§ Dataset section

## begin

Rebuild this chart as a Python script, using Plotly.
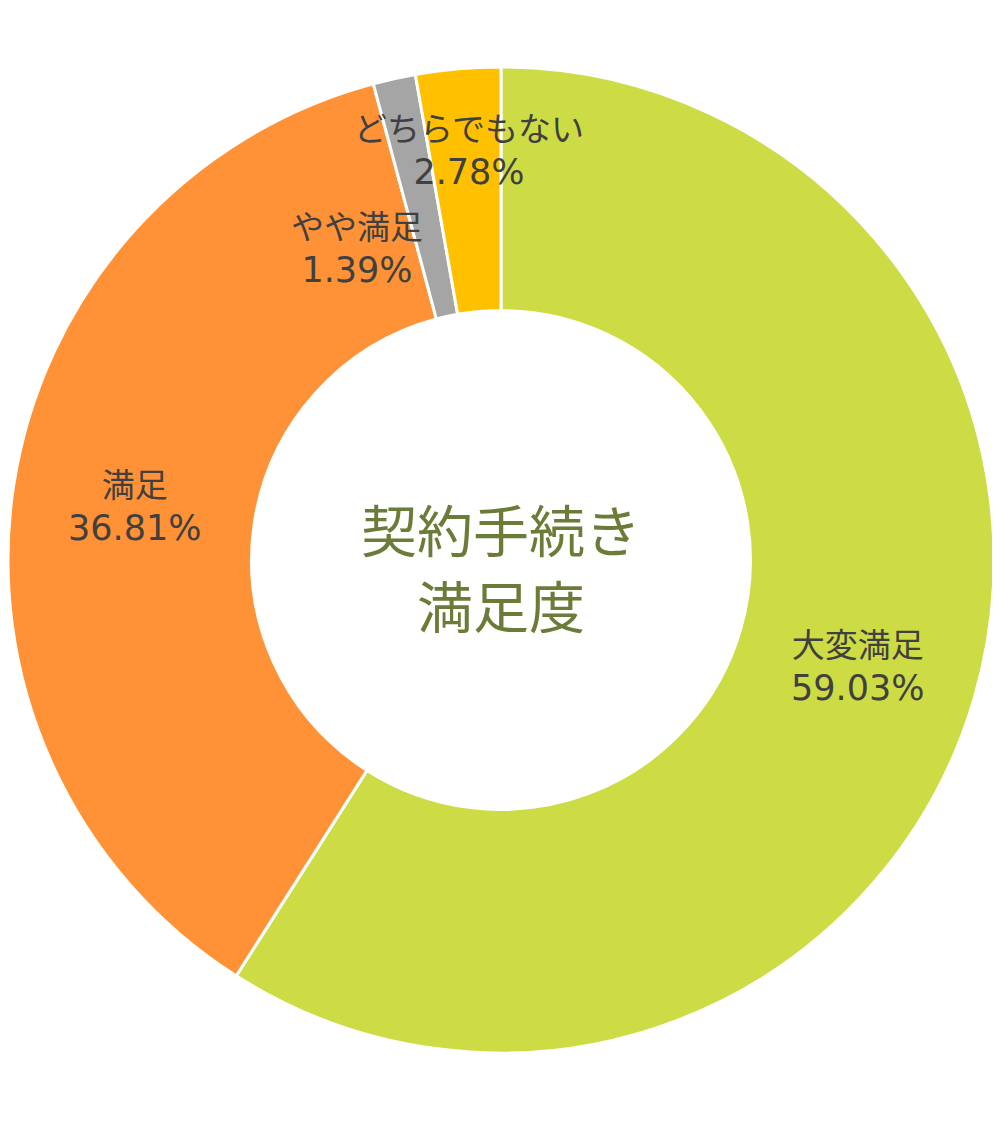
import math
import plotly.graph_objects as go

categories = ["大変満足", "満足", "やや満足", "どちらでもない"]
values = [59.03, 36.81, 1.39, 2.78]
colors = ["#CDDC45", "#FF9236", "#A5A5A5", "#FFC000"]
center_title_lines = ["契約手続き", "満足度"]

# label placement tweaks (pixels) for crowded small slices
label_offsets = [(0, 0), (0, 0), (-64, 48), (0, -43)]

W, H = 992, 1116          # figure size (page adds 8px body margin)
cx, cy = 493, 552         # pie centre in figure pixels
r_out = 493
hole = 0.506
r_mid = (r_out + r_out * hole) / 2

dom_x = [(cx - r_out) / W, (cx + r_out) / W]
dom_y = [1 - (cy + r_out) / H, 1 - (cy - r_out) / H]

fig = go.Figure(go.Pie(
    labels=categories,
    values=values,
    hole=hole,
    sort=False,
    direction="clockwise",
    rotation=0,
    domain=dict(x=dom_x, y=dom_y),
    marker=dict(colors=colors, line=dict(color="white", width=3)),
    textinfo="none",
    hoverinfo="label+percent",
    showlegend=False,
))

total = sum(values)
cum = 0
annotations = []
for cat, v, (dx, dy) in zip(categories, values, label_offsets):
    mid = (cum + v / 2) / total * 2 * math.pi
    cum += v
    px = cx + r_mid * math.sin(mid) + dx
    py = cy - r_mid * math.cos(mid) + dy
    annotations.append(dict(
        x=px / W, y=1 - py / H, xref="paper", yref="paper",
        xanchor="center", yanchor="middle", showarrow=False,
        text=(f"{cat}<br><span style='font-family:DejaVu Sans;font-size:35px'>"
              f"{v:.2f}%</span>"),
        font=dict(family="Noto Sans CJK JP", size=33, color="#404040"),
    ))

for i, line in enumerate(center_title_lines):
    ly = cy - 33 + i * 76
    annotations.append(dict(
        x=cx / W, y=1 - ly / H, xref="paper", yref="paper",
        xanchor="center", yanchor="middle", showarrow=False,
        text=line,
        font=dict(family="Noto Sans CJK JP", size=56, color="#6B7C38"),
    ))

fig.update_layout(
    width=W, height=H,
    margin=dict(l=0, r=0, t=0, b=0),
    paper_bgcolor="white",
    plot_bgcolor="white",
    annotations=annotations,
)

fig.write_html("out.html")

## end

§ Given task
Only lines belong in the copy: transcribe those from the start of the data through the line that contains "label_offsets = [(0, 0), (0, 0), (-64, 48), (0, -43)]", and skip the pictures.

§ Output for this exercise
Rebuild this chart as a Python script, using Plotly.
import math
import plotly.graph_objects as go

categories = ["大変満足", "満足", "やや満足", "どちらでもない"]
values = [59.03, 36.81, 1.39, 2.78]
colors = ["#CDDC45", "#FF9236", "#A5A5A5", "#FFC000"]
center_title_lines = ["契約手続き", "満足度"]

# label placement tweaks (pixels) for crowded small slices
label_offsets = [(0, 0), (0, 0), (-64, 48), (0, -43)]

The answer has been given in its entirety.